La gravedad de todo ello ha provocado no solo el rechazo de la oposición, sino también una masiva movilización social.

Lo primero que hay que subrayar es que ni España se ha convertido en una dictadura ni se ha producido golpe de Estado alguno. El Gobierno se ha conformado respetando los procedimientos constitucionales. La aprobación de la ley de amnistía no supondrá un golpe de Estado, sino la deslegitimación de la respuesta tan legítima como obligada que los poderes públicos dieron a la insurrección catalana. La amnistía, desde un punto de vista político e histórico, implica una deslegitimación del Estado constitucional actual, de la misma forma que la histórica amnistía de 1977 supuso la condena del régimen franquista. Ahora bien, no implica por sí misma la sustitución del actual régimen por otro.

Hay que distinguir entre adecuar la lectura de la norma fundamental a los avances sociales y quebrantar principios y decisiones básicos de su articulado

Sin embargo, ese riesgo de sustitución sí está implícito en otros contenidos de los pactos de investidura. Nos enfrentamos al peligro de que, sin seguir el procedimiento legítimo de reforma constitucional, a través de leyes orgánicas, el Estado constitucional alumbrado en 1978 sea reemplazado por una estructura política plurinacional y confederal.

Al amparo de la Constitución de 1978 se ha realizado una descentralización política sin precedentes. Pero esa amplísima autonomía política tiene como límite la unidad nacional; esto es, la unidad de la soberanía que reside en el pueblo español. Autonomía no es soberanía. Esto implica tres cosas: que la Constitución establece un Estado nacional en el que la única nación política soberana es España; que no cabe el derecho de secesión; y que las comunidades autónomas, con la única excepción foral en materia fiscal, tienen una posición constitucional similar y deben relacionarse multilateralmente en pie de igualdad. Cabe añadir que, tras cuatro décadas de expansión de las competencias autonómicas, no es posible avanzar más en la descentralización sin poner en riesgo la unidad política y económica del Estado.

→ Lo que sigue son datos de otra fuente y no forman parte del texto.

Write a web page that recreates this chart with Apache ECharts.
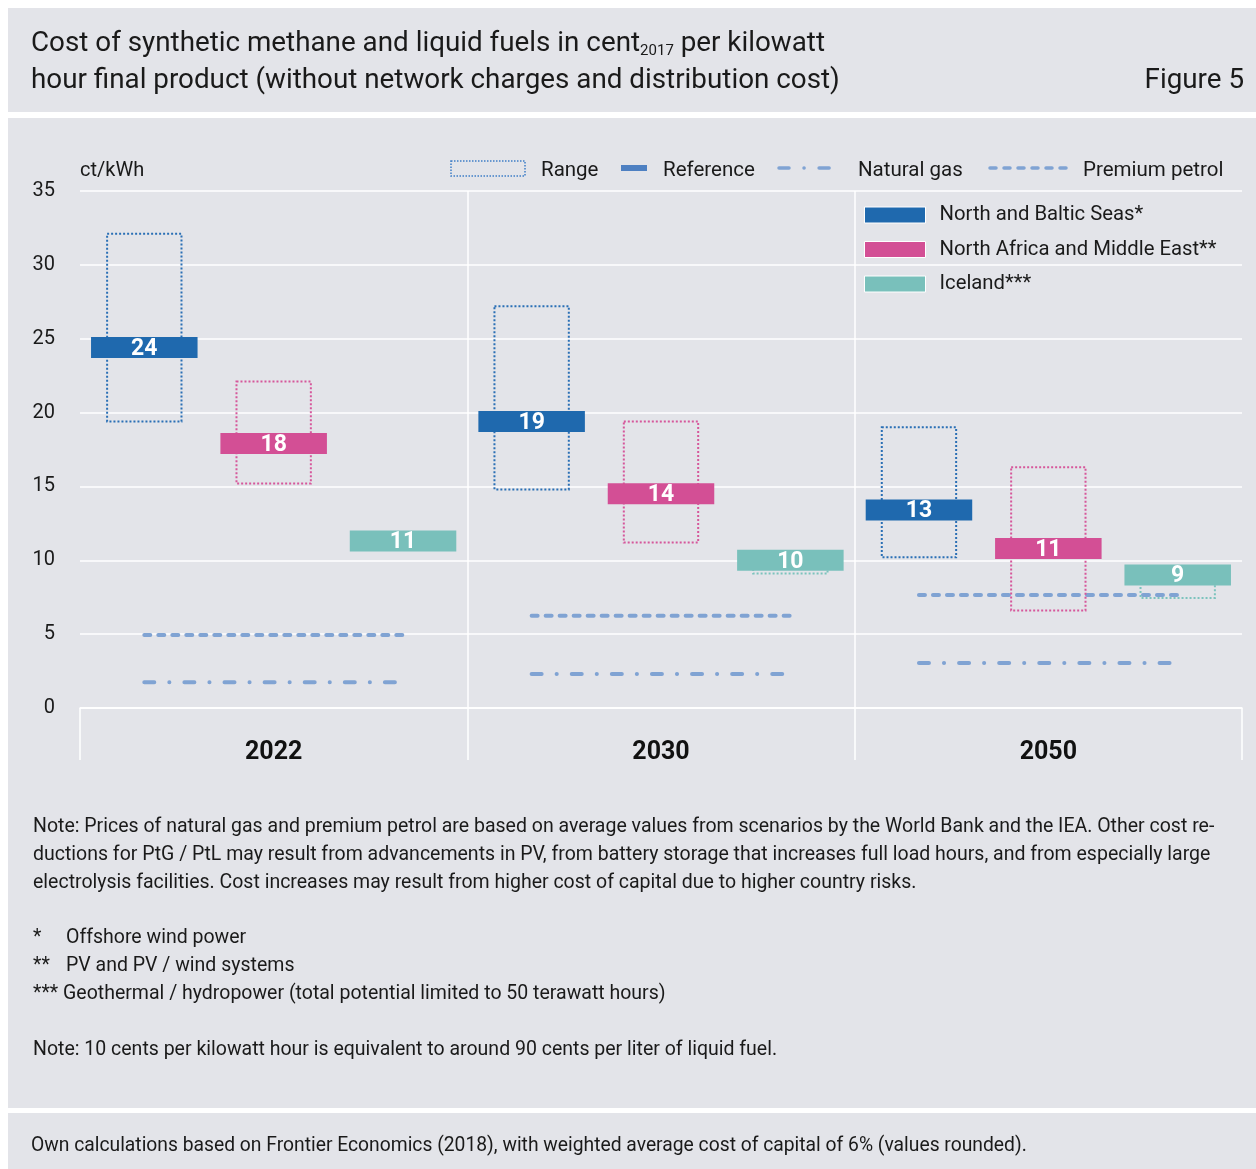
<!DOCTYPE html>
<html>
<head>
<meta charset="utf-8">
<script src="https://cdn.jsdelivr.net/npm/echarts@6/dist/echarts.min.js"></script>
<style>
  html, body { margin: 0; padding: 0; background: #fff; }
  .panel { position: absolute; background: #e3e4e9; }
  #main { position: absolute; left: 0; top: 0; width: 1256px; height: 1169px; }
</style>
</head>
<body>
<div class="panel" style="left:8px;top:8px;width:1248px;height:104px"></div>
<div class="panel" style="left:8px;top:118px;width:1248px;height:990px"></div>
<div class="panel" style="left:8px;top:1113px;width:1248px;height:56px"></div>
<div id="main"></div>
<script>
// data
var years = ['2022', '2030', '2050'];
var yTicks = [0, 5, 10, 15, 20, 25, 30, 35];

var northRef = [24.4, 19.4, 13.4];
var northLow = [19.4, 14.8, 10.2];
var northHigh = [32.1, 27.2, 19.0];
var northLabel = ['24', '19', '13'];

var menaRef = [17.9, 14.5, 10.8];
var menaLow = [15.2, 11.2, 6.6];
var menaHigh = [22.1, 19.4, 16.3];
var menaLabel = ['18', '14', '11'];

var icelandRef = [11.3, 10.0, 9.0];
var icelandLow = [10.9, 9.1, 7.45];
var icelandHigh = [11.7, 10.5, 9.5];
var icelandLabel = ['11', '10', '9'];

var petrol = [4.95, 6.25, 7.65];
var gas = [1.75, 2.3, 3.05];

var FONT = 'Roboto, "Noto Sans", sans-serif';
var lineColor = '#80a3d3';
var SLOT = 0.334;

var chart = echarts.init(document.getElementById('main'), null, { renderer: 'canvas' });

function regionSeries(name, color, rangeColor, slot, ref, low, high, labels) {
  return {
    name: name,
    type: 'custom',
    itemStyle: { color: color },
    data: years.map(function (y, i) { return [i, ref[i], low[i], high[i]]; }),
    encode: { x: 0, y: [1, 2, 3] },
    z: 5,
    renderItem: function (params, api) {
      var i = api.value(0);
      var c = api.coord([i, api.value(1)]);
      var bw = api.size([1, 0])[0];
      var cx = c[0] + slot * SLOT * bw;
      var yl = api.coord([i, api.value(2)])[1];
      var yh = api.coord([i, api.value(3)])[1];
      var rw = 0.192 * bw, barW = 0.275 * bw, barH = 21;
      return {
        type: 'group',
        children: [
          { type: 'rect', shape: { x: cx - rw / 2, y: yh, width: rw, height: yl - yh },
            style: { fill: 'none', stroke: rangeColor, lineWidth: 2, lineDash: [2, 2] } },
          { type: 'rect', shape: { x: cx - barW / 2, y: c[1] - barH / 2, width: barW, height: barH },
            style: { fill: color } },
          { type: 'text', x: cx, y: c[1] + 1.5,
            style: { text: labels[params.dataIndex], align: 'center', verticalAlign: 'middle',
              fill: '#fff', font: 'bold 23px ' + FONT } }
        ]
      };
    }
  };
}

function priceSeries(name, values, dash) {
  return {
    name: name,
    type: 'custom',
    z: 3,
    data: years.map(function (y, i) { return [i, values[i]]; }),
    encode: { x: 0, y: 1 },
    renderItem: function (params, api) {
      var i = api.value(0);
      var c = api.coord([i, api.value(1)]);
      var bw = api.size([1, 0])[0];
      return {
        type: 'line',
        shape: { x1: c[0] - SLOT * bw, y1: c[1], x2: c[0] + SLOT * bw, y2: c[1] },
        style: { stroke: lineColor, lineWidth: 4, lineDash: dash, lineCap: 'round' }
      };
    }
  };
}

var gasDash = [10, 15, 0.1, 15];
var petrolDash = [6, 8];

function txt(x, y, s, size, extra) {
  var o = { type: 'text', x: x, y: y + 1.5,
    style: { text: s, fill: '#1a1a1a', font: (size || 18) + 'px ' + FONT, verticalAlign: 'middle' } };
  if (extra) for (var k in extra) o.style[k] = extra[k];
  return o;
}

var notes = [
  'Note: Prices of natural gas and premium petrol are based on average values from scenarios by the World Bank and the IEA. Other cost re-',
  'ductions for PtG / PtL may result from advancements in PV, from battery storage that increases full load hours, and from especially large',
  'electrolysis facilities. Cost increases may result from higher cost of capital due to higher country risks.'
];

var graphics = [
  {
    type: 'text', x: 31, y: 44.5,
    style: {
      text: 'Cost of synthetic methane and liquid fuels in cent{sub|2017} per kilowatt',
      font: '27.8px ' + FONT, fill: '#1a1a1a', verticalAlign: 'middle',
      rich: { sub: { fontSize: 15, fontFamily: FONT, verticalAlign: 'bottom', lineHeight: 14, fill: '#1a1a1a' } }
    }
  },
  txt(31, 80, 'hour final product (without network charges and distribution cost)', 27.8),
  txt(1244, 80, 'Figure 5', 27.8, { align: 'right' }),
  // top legend
  { type: 'rect', shape: { x: 451, y: 161, width: 74, height: 15 },
    style: { fill: 'none', stroke: '#3f7dc6', lineWidth: 1.5, lineDash: [1.5, 1.5] } },
  txt(541, 169, 'Range', 20.5),
  { type: 'rect', shape: { x: 621, y: 165, width: 26, height: 6 }, style: { fill: '#4e80c2' } },
  txt(663, 169, 'Reference', 20.5),
  { type: 'line', shape: { x1: 779, y1: 168, x2: 843, y2: 168 },
    style: { stroke: lineColor, lineWidth: 3.5, lineDash: gasDash, lineCap: 'round' } },
  txt(858, 169, 'Natural gas', 20.5),
  { type: 'line', shape: { x1: 990, y1: 168, x2: 1066, y2: 168 },
    style: { stroke: lineColor, lineWidth: 3.5, lineDash: petrolDash, lineCap: 'round' } },
  txt(1083, 169, 'Premium petrol', 20.5),
  // notes
  txt(33, 826, notes[0], 19.5),
  txt(33, 854, notes[1], 19.5),
  txt(33, 882, notes[2], 19.5),
  txt(33, 937, '*', 19.5),
  txt(66, 937, 'Offshore wind power', 19.5),
  txt(33, 965, '**', 19.5),
  txt(66, 965, 'PV and PV / wind systems', 19.5),
  txt(33, 993, '*** Geothermal / hydropower (total potential limited to 50 terawatt hours)', 19.5),
  txt(33, 1049, 'Note: 10 cents per kilowatt hour is equivalent to around 90 cents per liter of liquid fuel.', 19.5),
  txt(31, 1145, 'Own calculations based on Frontier Economics (2018), with weighted average cost of capital of 6% (values rounded).', 19.3)
];

var option = {
  backgroundColor: 'transparent',
  animation: false,
  textStyle: { fontFamily: FONT },
  grid: { left: 80, right: 14, top: 191, height: 517 },
  legend: {
    data: ['North and Baltic Seas*', 'North Africa and Middle East**', 'Iceland***'],
    orient: 'vertical',
    left: 864, top: 205,
    itemWidth: 61, itemHeight: 16, itemGap: 14.5,
    icon: 'rect',
    padding: 0,
    itemStyle: { borderColor: '#fff', borderWidth: 1 },
    textStyle: { fontSize: 20.3, color: '#1a1a1a', fontFamily: FONT, padding: [2, 0, 0, 9] },
    selectedMode: false
  },
  xAxis: {
    type: 'category',
    data: years,
    boundaryGap: true,
    axisLine: { show: true, lineStyle: { color: '#fff', width: 1.5 } },
    axisTick: { show: true, length: 52, lineStyle: { color: '#fff', width: 1.5 } },
    axisLabel: { fontSize: 25, fontWeight: 'bold', color: '#111', margin: 32, fontFamily: FONT },
    splitLine: { show: true, showMinLine: false, showMaxLine: false, lineStyle: { color: '#fff', width: 1.5 } }
  },
  yAxis: {
    type: 'value',
    min: yTicks[0],
    max: yTicks[yTicks.length - 1],
    interval: 5,
    name: 'ct/kWh',
    nameLocation: 'end',
    nameGap: 10,
    nameTextStyle: { align: 'left', fontSize: 20, color: '#1a1a1a', fontFamily: FONT },
    axisLine: { show: false },
    axisTick: { show: false },
    axisLabel: { fontSize: 20, color: '#1a1a1a', margin: 25, fontFamily: FONT, padding: [4, 0, 0, 0] },
    splitLine: { show: true, lineStyle: { color: '#fff', width: 1.5 } }
  },
  graphic: graphics,
  series: [
    priceSeries('Premium petrol', petrol, petrolDash),
    priceSeries('Natural gas', gas, gasDash),
    regionSeries('North and Baltic Seas*', '#1f69ae', '#2a6fb5', -1, northRef, northLow, northHigh, northLabel),
    regionSeries('North Africa and Middle East**', '#d34f95', '#d6579b', 0, menaRef, menaLow, menaHigh, menaLabel),
    regionSeries('Iceland***', '#79c0bb', '#7cc3bd', 1, icelandRef, icelandLow, icelandHigh, icelandLabel)
  ]
};

chart.setOption(option);
</script>
</body>
</html>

Los acuerdos de investidura recogen elementos que son incompatibles con este marco. En primer lugar, sería inconstitucional excluir a Cataluña del régimen común de financiación y concederle un régimen fiscal singular. En segundo lugar, no cabe celebrar en Cataluña ningún tipo de referéndum, ni siquiera consultivo, sobre cuestiones que, por afectar a todos los españoles, requieran una reforma constitucional. En tercer lugar, no se puede, mediante reformas estatutarias que reconozcan la condición de naciones de determinadas comunidades autónomas, reemplazar el Estado nacional por otro plurinacional. Sería inconstitucional reconocer naciones distintas a España y que, además, se relacionen con ella bilateralmente en pie de igualdad.

Esto último es algo que está ya implícito en la aceptación de unos "verificadores internacionales" que supervisan el cumplimiento de los acuerdos. La comprensión ‘plurinacional’ de España, en sentido político, supondría reemplazar el Estado autonómico por una confederación de Estados.

Sería inconstitucional reconocer en España naciones distintas a España

Los defensores de las tres propuestas anteriores sostienen que es posible llevarlas a cabo mediante una "reinterpretación de la Constitución". Apelando al tópico de que la Norma Fundamental, como las demás normas jurídicas, debe interpretarse teniendo en cuenta las circunstancias políticas y sociales del momento, pretenden sustituir el marco constitucional actual por otro sin necesidad de reformar la Constitución. Esta operación supondría una mutación de la Constitución –modificación de su contenido sin alterar su literalidad– que, por afectar a sus fundamentos –unidad nacional–, debe considerarse manifiestamente inconstitucional e ilegítima. Una cosa es interpretar la Constitución en función de los avances sociales –como el significado y alcance de los derechos fundamentales– y otra es quebrantar principios y decisiones básicos de la misma.

En definitiva, la gran mutación que algunos propugnan no es otra cosa que la destrucción del orden constitucional actual y su sustitución por otro mediante unas mayorías absolutas coyunturales sin las garantías democráticas de la reforma constitucional, que requiere su aprobación por dos tercios de las Cortes.